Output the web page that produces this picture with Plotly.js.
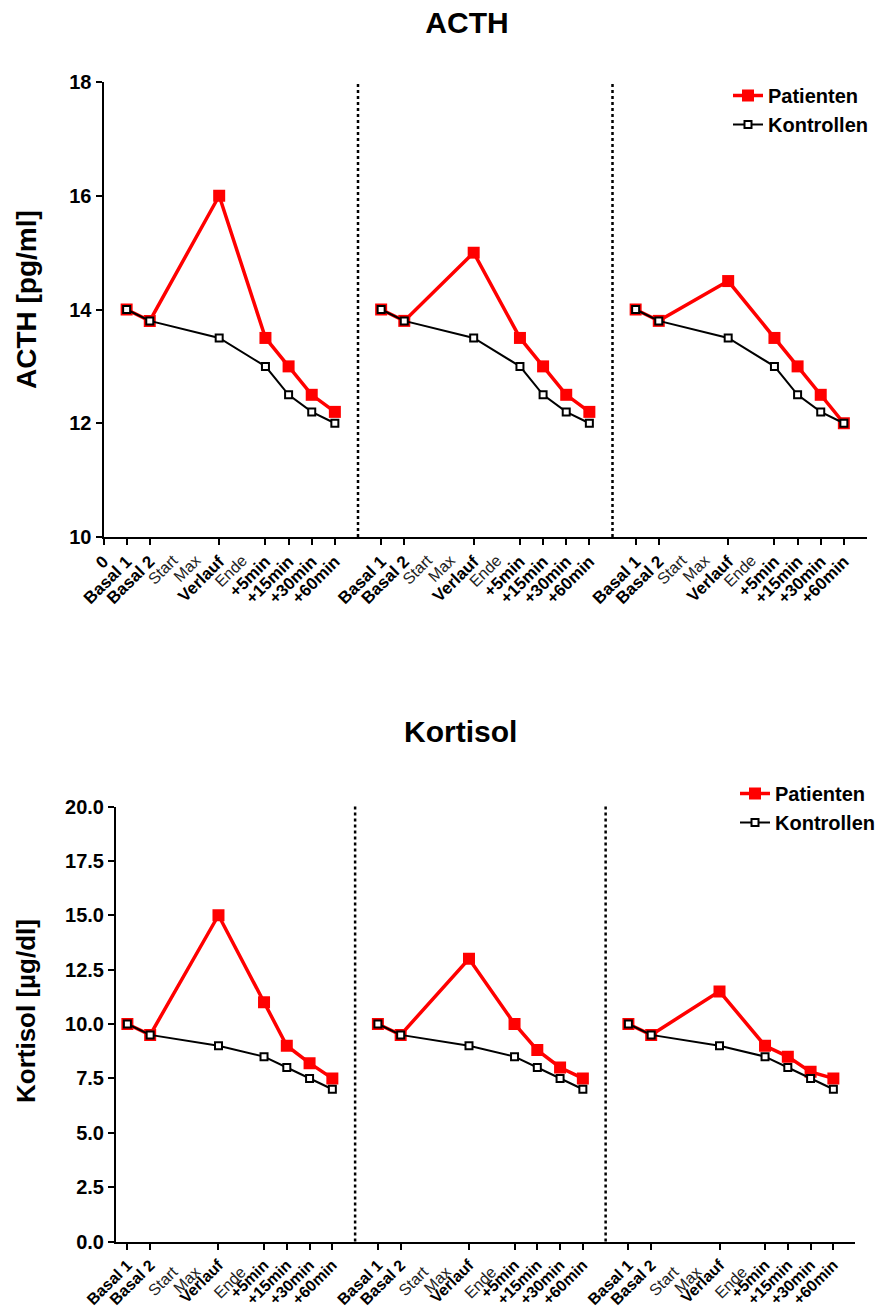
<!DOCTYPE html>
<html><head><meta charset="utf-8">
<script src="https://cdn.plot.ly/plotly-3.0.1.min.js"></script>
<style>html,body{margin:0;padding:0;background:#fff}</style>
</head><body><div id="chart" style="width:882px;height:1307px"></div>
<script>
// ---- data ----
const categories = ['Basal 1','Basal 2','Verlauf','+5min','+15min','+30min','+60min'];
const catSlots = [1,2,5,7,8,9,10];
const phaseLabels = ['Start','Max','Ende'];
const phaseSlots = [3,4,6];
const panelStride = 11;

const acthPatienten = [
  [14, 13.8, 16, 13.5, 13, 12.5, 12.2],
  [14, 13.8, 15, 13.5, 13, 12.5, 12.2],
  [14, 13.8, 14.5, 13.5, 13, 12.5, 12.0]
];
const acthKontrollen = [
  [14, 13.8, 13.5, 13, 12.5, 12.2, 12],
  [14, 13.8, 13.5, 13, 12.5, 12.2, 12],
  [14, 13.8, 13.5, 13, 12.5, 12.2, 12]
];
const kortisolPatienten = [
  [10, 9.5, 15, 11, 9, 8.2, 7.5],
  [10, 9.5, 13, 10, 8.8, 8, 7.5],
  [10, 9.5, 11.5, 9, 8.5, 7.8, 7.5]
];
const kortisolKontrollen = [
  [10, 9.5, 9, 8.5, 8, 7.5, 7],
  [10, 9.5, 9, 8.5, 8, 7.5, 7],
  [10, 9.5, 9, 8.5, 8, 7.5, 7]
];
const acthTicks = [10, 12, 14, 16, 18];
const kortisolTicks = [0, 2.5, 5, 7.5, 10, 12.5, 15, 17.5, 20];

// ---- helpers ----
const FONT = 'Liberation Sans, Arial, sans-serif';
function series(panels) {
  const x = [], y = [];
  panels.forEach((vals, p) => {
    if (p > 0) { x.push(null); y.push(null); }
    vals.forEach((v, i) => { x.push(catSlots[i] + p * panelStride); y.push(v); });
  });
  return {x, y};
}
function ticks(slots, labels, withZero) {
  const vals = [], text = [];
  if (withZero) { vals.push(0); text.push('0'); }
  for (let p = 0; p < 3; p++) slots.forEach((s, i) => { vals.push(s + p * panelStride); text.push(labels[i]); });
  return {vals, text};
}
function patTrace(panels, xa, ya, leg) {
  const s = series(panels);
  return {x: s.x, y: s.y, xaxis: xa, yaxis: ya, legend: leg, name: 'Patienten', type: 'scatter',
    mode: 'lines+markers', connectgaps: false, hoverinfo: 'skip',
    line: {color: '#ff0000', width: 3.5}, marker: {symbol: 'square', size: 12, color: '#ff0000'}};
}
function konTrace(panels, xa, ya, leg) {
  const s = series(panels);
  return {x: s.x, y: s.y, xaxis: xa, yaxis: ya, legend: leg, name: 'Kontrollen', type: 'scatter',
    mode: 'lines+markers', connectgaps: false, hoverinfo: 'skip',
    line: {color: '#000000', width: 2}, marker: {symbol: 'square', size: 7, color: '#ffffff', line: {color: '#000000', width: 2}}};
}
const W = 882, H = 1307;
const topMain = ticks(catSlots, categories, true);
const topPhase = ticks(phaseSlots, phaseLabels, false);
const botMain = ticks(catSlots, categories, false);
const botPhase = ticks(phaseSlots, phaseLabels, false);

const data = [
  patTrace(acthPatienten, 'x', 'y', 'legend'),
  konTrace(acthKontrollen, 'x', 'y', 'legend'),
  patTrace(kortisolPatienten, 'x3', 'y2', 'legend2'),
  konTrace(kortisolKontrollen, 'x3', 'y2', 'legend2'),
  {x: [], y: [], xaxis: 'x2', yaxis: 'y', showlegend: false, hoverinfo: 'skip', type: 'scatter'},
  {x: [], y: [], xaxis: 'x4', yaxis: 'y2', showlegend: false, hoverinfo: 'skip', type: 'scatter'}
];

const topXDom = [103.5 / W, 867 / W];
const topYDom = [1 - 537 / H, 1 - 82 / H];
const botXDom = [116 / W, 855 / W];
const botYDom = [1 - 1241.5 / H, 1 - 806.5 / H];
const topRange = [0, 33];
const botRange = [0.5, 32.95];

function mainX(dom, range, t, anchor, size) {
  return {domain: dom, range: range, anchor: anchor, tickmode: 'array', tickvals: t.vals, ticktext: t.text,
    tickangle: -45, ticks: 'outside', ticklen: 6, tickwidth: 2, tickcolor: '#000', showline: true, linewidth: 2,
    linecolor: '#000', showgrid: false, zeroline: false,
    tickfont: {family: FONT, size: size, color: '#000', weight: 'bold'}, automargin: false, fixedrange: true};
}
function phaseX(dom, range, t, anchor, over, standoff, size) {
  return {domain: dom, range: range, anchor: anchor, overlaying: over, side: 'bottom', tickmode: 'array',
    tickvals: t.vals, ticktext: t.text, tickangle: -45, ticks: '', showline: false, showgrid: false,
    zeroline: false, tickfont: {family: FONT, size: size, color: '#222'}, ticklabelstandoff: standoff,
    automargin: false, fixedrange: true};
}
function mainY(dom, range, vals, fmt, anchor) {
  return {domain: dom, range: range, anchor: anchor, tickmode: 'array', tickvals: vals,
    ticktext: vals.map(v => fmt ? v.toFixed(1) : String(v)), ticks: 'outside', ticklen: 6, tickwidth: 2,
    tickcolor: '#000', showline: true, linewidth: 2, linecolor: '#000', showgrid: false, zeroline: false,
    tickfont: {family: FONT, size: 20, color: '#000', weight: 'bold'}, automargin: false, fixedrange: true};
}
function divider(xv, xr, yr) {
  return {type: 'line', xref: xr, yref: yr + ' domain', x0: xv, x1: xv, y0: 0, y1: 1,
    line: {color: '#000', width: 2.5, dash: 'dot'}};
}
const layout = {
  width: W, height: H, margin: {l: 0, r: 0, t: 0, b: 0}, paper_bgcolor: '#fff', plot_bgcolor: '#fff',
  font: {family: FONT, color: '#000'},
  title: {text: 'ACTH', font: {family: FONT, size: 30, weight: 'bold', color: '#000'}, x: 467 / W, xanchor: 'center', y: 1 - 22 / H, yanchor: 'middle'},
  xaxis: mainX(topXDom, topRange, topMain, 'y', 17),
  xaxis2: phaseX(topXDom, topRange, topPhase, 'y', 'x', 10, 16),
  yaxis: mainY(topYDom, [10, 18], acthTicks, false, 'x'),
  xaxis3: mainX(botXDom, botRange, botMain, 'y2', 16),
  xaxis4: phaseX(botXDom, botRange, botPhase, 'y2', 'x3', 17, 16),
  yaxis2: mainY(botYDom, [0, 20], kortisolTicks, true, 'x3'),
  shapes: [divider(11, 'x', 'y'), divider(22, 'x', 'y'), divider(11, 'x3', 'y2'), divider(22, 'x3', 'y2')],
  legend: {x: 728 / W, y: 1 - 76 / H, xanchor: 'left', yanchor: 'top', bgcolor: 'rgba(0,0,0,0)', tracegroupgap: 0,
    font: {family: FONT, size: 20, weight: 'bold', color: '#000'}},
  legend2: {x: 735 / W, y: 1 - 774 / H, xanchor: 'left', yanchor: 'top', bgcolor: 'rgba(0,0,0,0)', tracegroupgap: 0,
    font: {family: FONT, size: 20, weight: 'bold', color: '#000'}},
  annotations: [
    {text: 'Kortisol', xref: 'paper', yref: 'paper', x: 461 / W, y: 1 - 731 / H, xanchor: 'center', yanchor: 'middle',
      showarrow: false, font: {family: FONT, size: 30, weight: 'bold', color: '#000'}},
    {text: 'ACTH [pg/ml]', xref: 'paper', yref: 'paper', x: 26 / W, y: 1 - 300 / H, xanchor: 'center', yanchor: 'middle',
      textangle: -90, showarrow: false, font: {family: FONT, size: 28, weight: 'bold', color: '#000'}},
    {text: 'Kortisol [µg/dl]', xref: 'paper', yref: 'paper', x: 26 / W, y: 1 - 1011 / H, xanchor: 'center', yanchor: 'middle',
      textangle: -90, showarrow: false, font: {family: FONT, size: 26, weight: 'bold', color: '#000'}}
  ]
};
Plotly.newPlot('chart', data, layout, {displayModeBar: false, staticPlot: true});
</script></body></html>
******
Directions: Please quote the lines of the material, beginning with the first and ending with the one that contains "15, 17.5, 20];", exactly as written and without any pictures.

Answer to this problem:
Output the web page that produces this picture with Plotly.js.
<!DOCTYPE html>
<html><head><meta charset="utf-8">
<script src="https://cdn.plot.ly/plotly-3.0.1.min.js"></script>
<style>html,body{margin:0;padding:0;background:#fff}</style>
</head><body><div id="chart" style="width:882px;height:1307px"></div>
<script>
// ---- data ----
const categories = ['Basal 1','Basal 2','Verlauf','+5min','+15min','+30min','+60min'];
const catSlots = [1,2,5,7,8,9,10];
const phaseLabels = ['Start','Max','Ende'];
const phaseSlots = [3,4,6];
const panelStride = 11;

const acthPatienten = [
  [14, 13.8, 16, 13.5, 13, 12.5, 12.2],
  [14, 13.8, 15, 13.5, 13, 12.5, 12.2],
  [14, 13.8, 14.5, 13.5, 13, 12.5, 12.0]
];
const acthKontrollen = [
  [14, 13.8, 13.5, 13, 12.5, 12.2, 12],
  [14, 13.8, 13.5, 13, 12.5, 12.2, 12],
  [14, 13.8, 13.5, 13, 12.5, 12.2, 12]
];
const kortisolPatienten = [
  [10, 9.5, 15, 11, 9, 8.2, 7.5],
  [10, 9.5, 13, 10, 8.8, 8, 7.5],
  [10, 9.5, 11.5, 9, 8.5, 7.8, 7.5]
];
const kortisolKontrollen = [
  [10, 9.5, 9, 8.5, 8, 7.5, 7],
  [10, 9.5, 9, 8.5, 8, 7.5, 7],
  [10, 9.5, 9, 8.5, 8, 7.5, 7]
];
const acthTicks = [10, 12, 14, 16, 18];
const kortisolTicks = [0, 2.5, 5, 7.5, 10, 12.5, 15, 17.5, 20];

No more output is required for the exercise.